*Set exercise*:
Copy out the listing that follows exactly, dropping every picture.

*Data section*:

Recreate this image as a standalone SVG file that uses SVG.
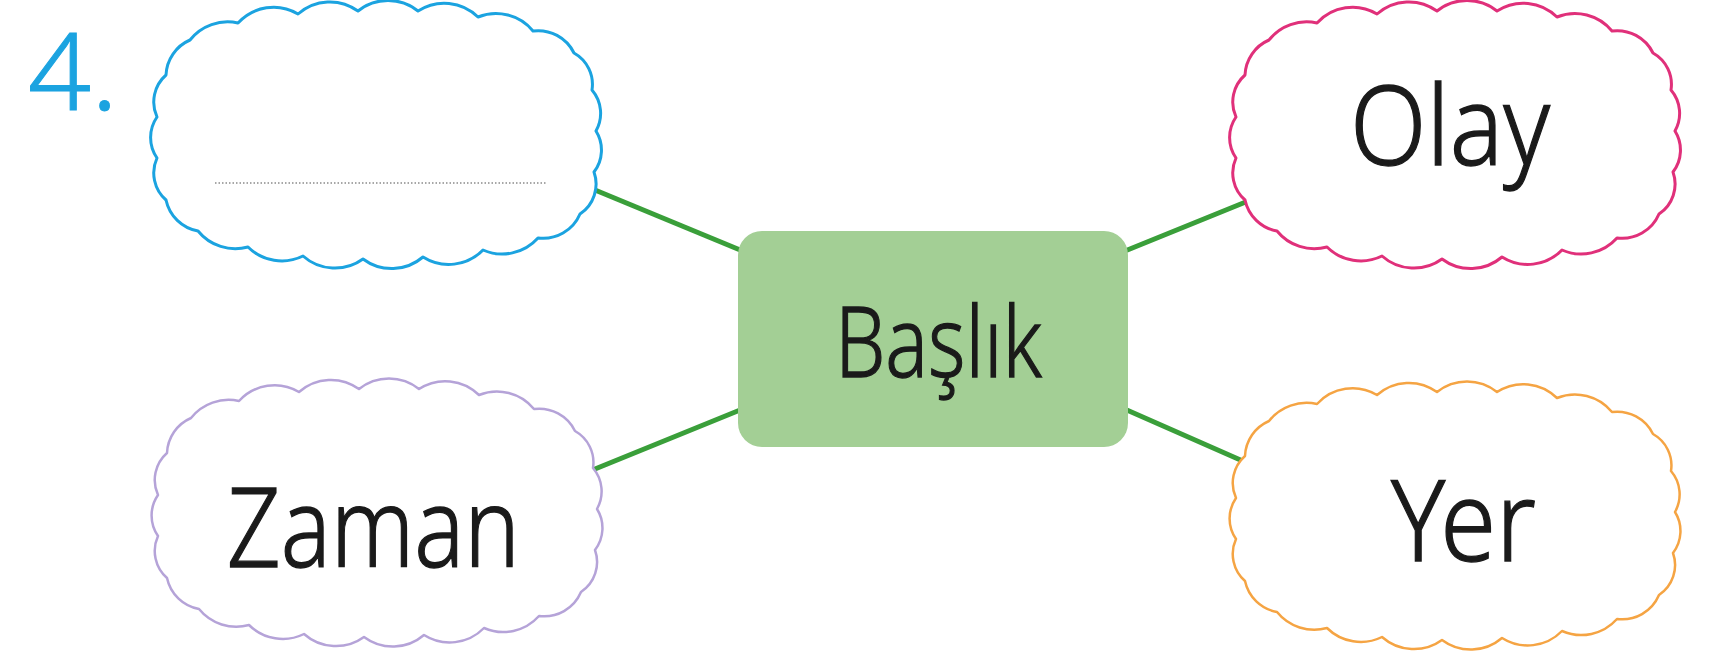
<svg xmlns="http://www.w3.org/2000/svg" xmlns:xlink="http://www.w3.org/1999/xlink" width="1729" height="661" viewBox="0 0 1729 661">
<style>
.cloud{fill:#fff;stroke-width:3;stroke-linejoin:round}
.blue{stroke:#1ba3e0}
.pink{stroke:#e0307a}
.purple{stroke:#b5a3d8;stroke-width:2.5}
.orange{stroke:#f5a443;stroke-width:2.5}
.conn{stroke:#3a9f3a;stroke-width:5;stroke-linecap:round;fill:none}
.lbl{font-family:"Noto Sans","Liberation Sans",sans-serif;font-weight:300;fill:#1a1a1a;stroke:#1a1a1a;stroke-width:1.3}
</style>
<defs>
<path id="cloud" d="M -188,-95 A 48 48 0 0 1 -140,-112 A 48 48 0 0 1 -80,-121 A 48 48 0 0 1 -20,-124 A 48 48 0 0 1 40,-124 A 48 48 0 0 1 100,-118 A 48 48 0 0 1 155,-104 A 40 40 0 0 1 196,-82 A 36 36 0 0 1 214,-45 A 36 36 0 0 1 218,-4 A 36 36 0 0 1 216,37 A 36 36 0 0 1 202,79 A 40 40 0 0 1 160,103 A 48 48 0 0 1 105,115 A 48 48 0 0 1 45,122 A 48 48 0 0 1 -15,124 A 48 48 0 0 1 -75,121 A 48 48 0 0 1 -130,112 A 48 48 0 0 1 -180,96 A 40 40 0 0 1 -212,65 A 36 36 0 0 1 -221,23 A 36 36 0 0 1 -221,-18 A 36 36 0 0 1 -212,-60 A 40 40 0 0 1 -188,-95 Z"/>
</defs>
<rect width="1729" height="661" fill="#fff"/>
<g id="connectors">
<line class="conn" x1="595" y1="190" x2="745" y2="252"/>
<line class="conn" x1="595" y1="469" x2="745" y2="408"/>
<line class="conn" x1="1120" y1="253" x2="1258" y2="197"/>
<line class="conn" x1="1120" y1="407" x2="1245" y2="462"/>
</g>
<g id="number">
<text x="28" y="110" font-family="Noto Sans, Liberation Sans, sans-serif" font-weight="300" font-size="106" fill="#1ba3e0" stroke="#1ba3e0" stroke-width="1" textLength="90" lengthAdjust="spacingAndGlyphs">4.</text>
</g>
<g id="node-blank">
<use xlink:href="#cloud" href="#cloud" class="cloud blue" transform="translate(378,135)"/>
<line x1="215" y1="183" x2="547" y2="183" stroke="#8a8a8a" stroke-width="1.5" stroke-dasharray="1.5 2"/>
</g>
<g id="node-olay">
<use xlink:href="#cloud" href="#cloud" class="cloud pink" transform="translate(1457,135)"/>
<text class="lbl" x="1350" y="165" font-size="110" textLength="200" lengthAdjust="spacingAndGlyphs">Olay</text>
</g>
<g id="node-baslik">
<rect x="738" y="231" width="390" height="216" rx="24" fill="#a3cf95"/>
<text class="lbl" x="835" y="377" font-size="98" textLength="207" lengthAdjust="spacingAndGlyphs">Başlık</text>
</g>
<g id="node-zaman">
<use xlink:href="#cloud" href="#cloud" class="cloud purple" transform="translate(379,513)"/>
<text class="lbl" x="227" y="567" font-size="110" textLength="293" lengthAdjust="spacingAndGlyphs">Zaman</text>
</g>
<g id="node-yer">
<use xlink:href="#cloud" href="#cloud" class="cloud orange" transform="translate(1457,516)"/>
<text class="lbl" x="1391" y="561" font-size="112" textLength="145" lengthAdjust="spacingAndGlyphs">Yer</text>
</g>
</svg>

*Solution to this exercise*:
Recreate this image as a standalone SVG file that uses SVG.
<svg xmlns="http://www.w3.org/2000/svg" xmlns:xlink="http://www.w3.org/1999/xlink" width="1729" height="661" viewBox="0 0 1729 661">
<style>
.cloud{fill:#fff;stroke-width:3;stroke-linejoin:round}
.blue{stroke:#1ba3e0}
.pink{stroke:#e0307a}
.purple{stroke:#b5a3d8;stroke-width:2.5}
.orange{stroke:#f5a443;stroke-width:2.5}
.conn{stroke:#3a9f3a;stroke-width:5;stroke-linecap:round;fill:none}
.lbl{font-family:"Noto Sans","Liberation Sans",sans-serif;font-weight:300;fill:#1a1a1a;stroke:#1a1a1a;stroke-width:1.3}
</style>
<defs>
<path id="cloud" d="M -188,-95 A 48 48 0 0 1 -140,-112 A 48 48 0 0 1 -80,-121 A 48 48 0 0 1 -20,-124 A 48 48 0 0 1 40,-124 A 48 48 0 0 1 100,-118 A 48 48 0 0 1 155,-104 A 40 40 0 0 1 196,-82 A 36 36 0 0 1 214,-45 A 36 36 0 0 1 218,-4 A 36 36 0 0 1 216,37 A 36 36 0 0 1 202,79 A 40 40 0 0 1 160,103 A 48 48 0 0 1 105,115 A 48 48 0 0 1 45,122 A 48 48 0 0 1 -15,124 A 48 48 0 0 1 -75,121 A 48 48 0 0 1 -130,112 A 48 48 0 0 1 -180,96 A 40 40 0 0 1 -212,65 A 36 36 0 0 1 -221,23 A 36 36 0 0 1 -221,-18 A 36 36 0 0 1 -212,-60 A 40 40 0 0 1 -188,-95 Z"/>
</defs>
<rect width="1729" height="661" fill="#fff"/>
<g id="connectors">
<line class="conn" x1="595" y1="190" x2="745" y2="252"/>
<line class="conn" x1="595" y1="469" x2="745" y2="408"/>
<line class="conn" x1="1120" y1="253" x2="1258" y2="197"/>
<line class="conn" x1="1120" y1="407" x2="1245" y2="462"/>
</g>
<g id="number">
<text x="28" y="110" font-family="Noto Sans, Liberation Sans, sans-serif" font-weight="300" font-size="106" fill="#1ba3e0" stroke="#1ba3e0" stroke-width="1" textLength="90" lengthAdjust="spacingAndGlyphs">4.</text>
</g>
<g id="node-blank">
<use xlink:href="#cloud" href="#cloud" class="cloud blue" transform="translate(378,135)"/>
<line x1="215" y1="183" x2="547" y2="183" stroke="#8a8a8a" stroke-width="1.5" stroke-dasharray="1.5 2"/>
</g>
<g id="node-olay">
<use xlink:href="#cloud" href="#cloud" class="cloud pink" transform="translate(1457,135)"/>
<text class="lbl" x="1350" y="165" font-size="110" textLength="200" lengthAdjust="spacingAndGlyphs">Olay</text>
</g>
<g id="node-baslik">
<rect x="738" y="231" width="390" height="216" rx="24" fill="#a3cf95"/>
<text class="lbl" x="835" y="377" font-size="98" textLength="207" lengthAdjust="spacingAndGlyphs">Başlık</text>
</g>
<g id="node-zaman">
<use xlink:href="#cloud" href="#cloud" class="cloud purple" transform="translate(379,513)"/>
<text class="lbl" x="227" y="567" font-size="110" textLength="293" lengthAdjust="spacingAndGlyphs">Zaman</text>
</g>
<g id="node-yer">
<use xlink:href="#cloud" href="#cloud" class="cloud orange" transform="translate(1457,516)"/>
<text class="lbl" x="1391" y="561" font-size="112" textLength="145" lengthAdjust="spacingAndGlyphs">Yer</text>
</g>
</svg>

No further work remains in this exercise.